Water temperature 18–22°C — the Canary Current is cold here, especially at Famara. Bring a wetsuit. Famara cliffs create turbulence directly below them — stay away from the cliff base. Cross-shore at Famara demands self-rescue competency. Costa Teguise side-onshore is much more forgiving.

KTP Differentiation

What Nobody Else Tells You

Why Lanzarote Has More Wind Days Than Tenerife or Gran Canaria

Lanzarote is the most northerly and most exposed of the Canary Islands — no other island sits between it and the Saharan coast to block the NE Alisio. The flat volcanic terrain has almost no natural wind shelter. This topography, combined with the Alisio's amplification as it rounds the Cape Verde High, makes Lanzarote consistently windier than the island chain's southern members. The practical difference: roughly 20–30% more usable wind days per year at Costa Teguise or Famara versus comparable spots on Tenerife or Gran Canaria's sheltered bays.

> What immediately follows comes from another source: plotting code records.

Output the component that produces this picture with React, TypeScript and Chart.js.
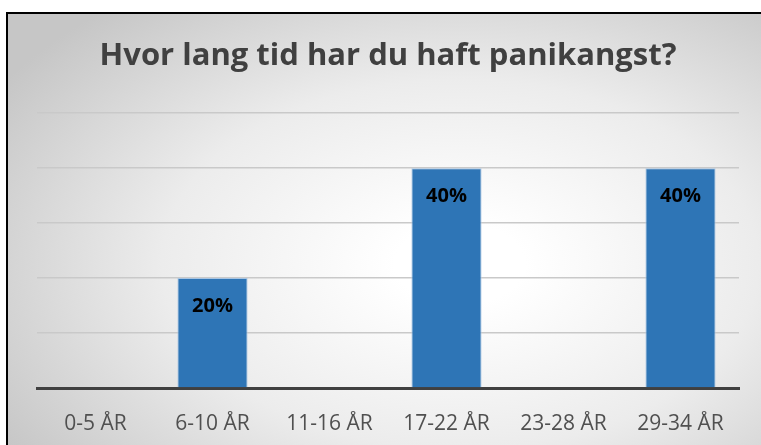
import { useEffect, useRef } from "react";
import { Chart, registerables } from "chart.js";

Chart.register(...registerables);

const chartTitle = "Hvor lang tid har du haft panikangst?";
const categories = ["0-5 ÅR", "6-10 ÅR", "11-16 ÅR", "17-22 ÅR", "23-28 ÅR", "29-34 ÅR"];
const shares = [0, 0.2, 0, 0.4, 0, 0.4];
const yMin = 0;
const yMax = 0.5;
const yStep = 0.1;

const dataLabelPlugin = {
  id: "dataLabels",
  afterDatasetsDraw(chart: any) {
    const ctx = chart.ctx;
    const meta = chart.getDatasetMeta(0);
    ctx.save();
    ctx.font = "bold 20px 'Open Sans'";
    ctx.fillStyle = "#000000";
    ctx.textAlign = "center";
    ctx.textBaseline = "middle";
    meta.data.forEach((bar: any, i: number) => {
      const v = shares[i];
      if (!v) return;
      ctx.fillText(Math.round(v * 100) + "%", bar.x, bar.y + 28);
    });
    ctx.restore();
  },
};

export default function App() {
  const ref = useRef<HTMLCanvasElement | null>(null);

  useEffect(() => {
    if (!ref.current) return;
    const chart = new Chart(ref.current, {
      type: "bar",
      data: {
        labels: categories,
        datasets: [
          {
            data: shares,
            backgroundColor: "#2E75B6",
            borderColor: "#a8c5e3",
            borderWidth: 1,
            categoryPercentage: 0.6,
            barPercentage: 1,
          },
        ],
      },
      options: {
        responsive: true,
        maintainAspectRatio: false,
        animation: false,
        layout: { padding: { left: 29, right: 22, top: 0, bottom: 0 } },
        plugins: {
          legend: { display: false },
          tooltip: { enabled: false },
          title: {
            display: true,
            text: chartTitle,
            color: "#404040",
            font: { family: "'Open Sans'", size: 31, weight: "bold" },
            padding: { top: 24, bottom: 38 },
          },
        },
        scales: {
          x: {
            grid: { display: false, drawTicks: false },
            border: { display: true, color: "#404040", width: 3 },
            ticks: {
              color: "#505050",
              font: { family: "'Open Sans'", size: 21 },
              padding: 23.4,
              maxRotation: 0,
            },
          },
          y: {
            min: yMin,
            max: yMax,
            ticks: { display: false, stepSize: yStep },
            grid: { color: "#c9c9c9", lineWidth: 1.5, drawTicks: false },
            border: { display: false },
          },
        },
      },
      plugins: [dataLabelPlugin],
    });
    return () => chart.destroy();
  }, []);

  return (
    <div
      style={{
        position: "fixed",
        left: 6,
        top: 12,
        width: 755,
        height: 433,
        boxSizing: "border-box",
        overflow: "hidden",
        borderTop: "2px solid #000",
        borderLeft: "2px solid #000",
        background:
          "radial-gradient(ellipse 72% 78% at 60% 58%, #ffffff 0%, #ffffff 12%, #ececec 55%, #c6c6c6 100%)",
      }}
    >
      <div style={{ position: "relative", width: 753, height: 446 }}>
        <canvas ref={ref} />
      </div>
    </div>
  );
}
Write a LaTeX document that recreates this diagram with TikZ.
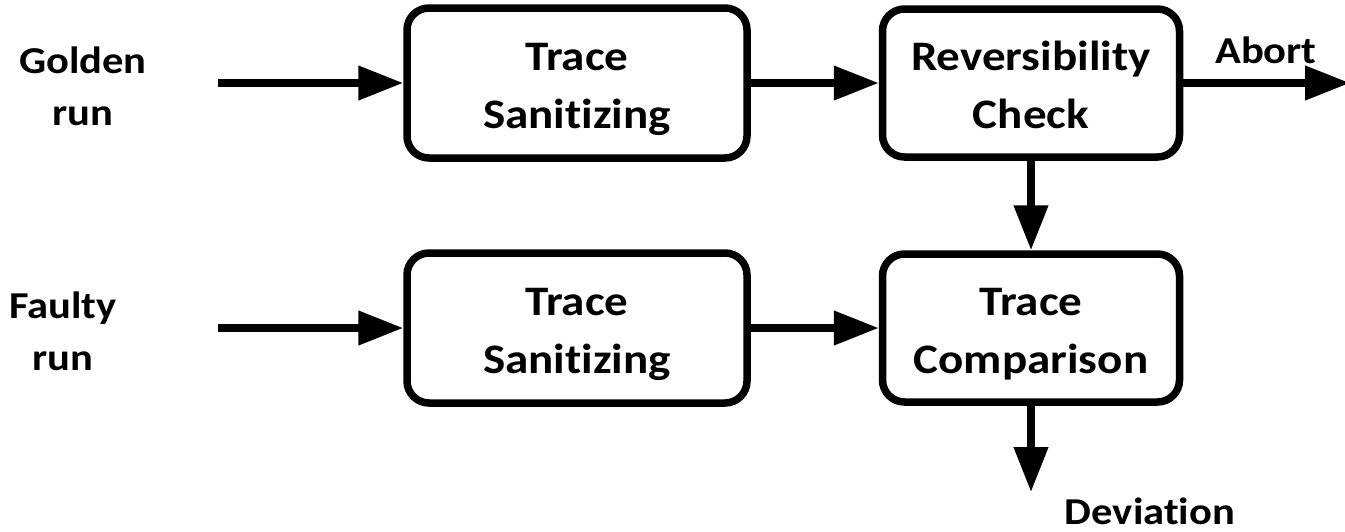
\documentclass[tikz,border=0pt]{standalone}
\usepackage{fontspec}
\setmainfont{Carlito}[FakeStretch=1.12, Ligatures=NoCommon]
\usetikzlibrary{arrows.meta}
\begin{document}
\begin{tikzpicture}[x=1pt,y=-1pt,
  proc/.style={draw, line width=7.5pt, rounded corners=22pt, align=center, inner sep=0pt,
    font=\fontsize{42}{58}\selectfont\bfseries},
  widebox/.style={minimum width=340pt, minimum height=150pt},
  narrowbox/.style={minimum width=297pt, minimum height=148pt},
  lbl/.style={align=center, inner sep=0pt, font=\fontsize{38}{52}\selectfont\bfseries},
  flow/.style={line width=7.5pt, -{Triangle[length=45pt,width=33pt]}}
]
\useasboundingbox (0,0) rectangle (1345,531);

\node[proc,widebox] (ts1) at (577,83) {\rule{0pt}{42pt}Trace\\Sanitizing\rule[-10pt]{0pt}{10pt}};
\node[proc,narrowbox] (rc) at (1031,83) {\rule{0pt}{42pt}Reversibility\\Check\rule[-10pt]{0pt}{10pt}};
\node[proc,widebox] (ts2) at (577,328) {\rule{0pt}{42pt}Trace\\Sanitizing\rule[-10pt]{0pt}{10pt}};
\node[proc,narrowbox] (tc) at (1031,328) {\rule{0pt}{42pt}Trace\\Comparison\rule[-10pt]{0pt}{10pt}};

\node[lbl] (golden) at (83,83) {\rule{0pt}{42pt}Golden\\run\rule[-10pt]{0pt}{10pt}};
\node[lbl] (faulty) at (63,328) {\rule{0pt}{42pt}Faulty\\run\rule[-10pt]{0pt}{10pt}};
\node[lbl, anchor=base] (abort) at (1266,63) {Abort};
\node[lbl, anchor=base] (dev) at (1150,524) {Deviation};

\coordinate (gin) at (218,83);
\coordinate (fin) at (218,328);
\coordinate (abortend) at (1350,83);
\coordinate (devend) at (1031,492);

\draw[flow] (gin) -- (ts1);
\draw[flow] (ts1) -- (rc);
\draw[flow] (rc) -- (abortend);
\draw[flow] (rc) -- (tc);
\draw[flow] (fin) -- (ts2);
\draw[flow] (ts2) -- (tc);
\draw[flow] (tc) -- (devend);
\end{tikzpicture}
\end{document}
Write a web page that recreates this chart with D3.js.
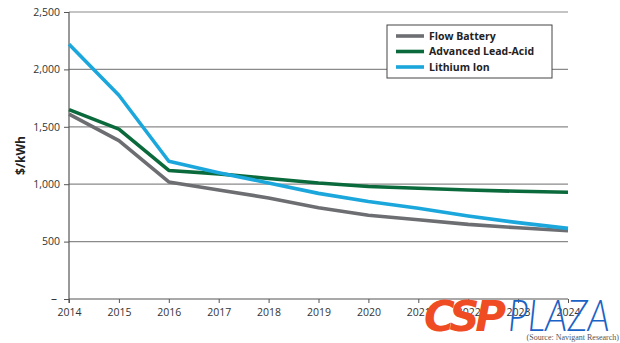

The Two-Spot Strategy: Famara for Conditions, Costa Teguise for Lifestyle

The ideal Lanzarote kite trip uses both zones deliberately rather than picking one and staying. Base accommodation in Costa Teguise (most resort infrastructure, easy beach access, good restaurant options). Day-trip to Famara on days when the forecast shows a good cross-shore angle and 1.5m+ swell. The 30-minute drive pays off in conditions that are dramatically better for wave riding. Use Costa Teguise for flat-water progression, freestyle, and wing foil work. This split works because the wind blows on both coasts simultaneously — the decision is about water type, not wind access.

Lanzarote's UNESCO Status Is Not Greenwashing

César Manrique's influence on Lanzarote's development — no buildings above 2 floors, no billboards, volcanic architecture — produced a UNESCO Biosphere Reserve designation that is substantively different from most 'eco' tourism labels. The island genuinely looks different from every other developed destination in Europe: no illuminated signs, no high-rises, architecture that integrates rather than intrudes. For kite travelers who find resort-strip aesthetics oppressive, Lanzarote is one of the few wind-consistent destinations where the built environment doesn't diminish the experience.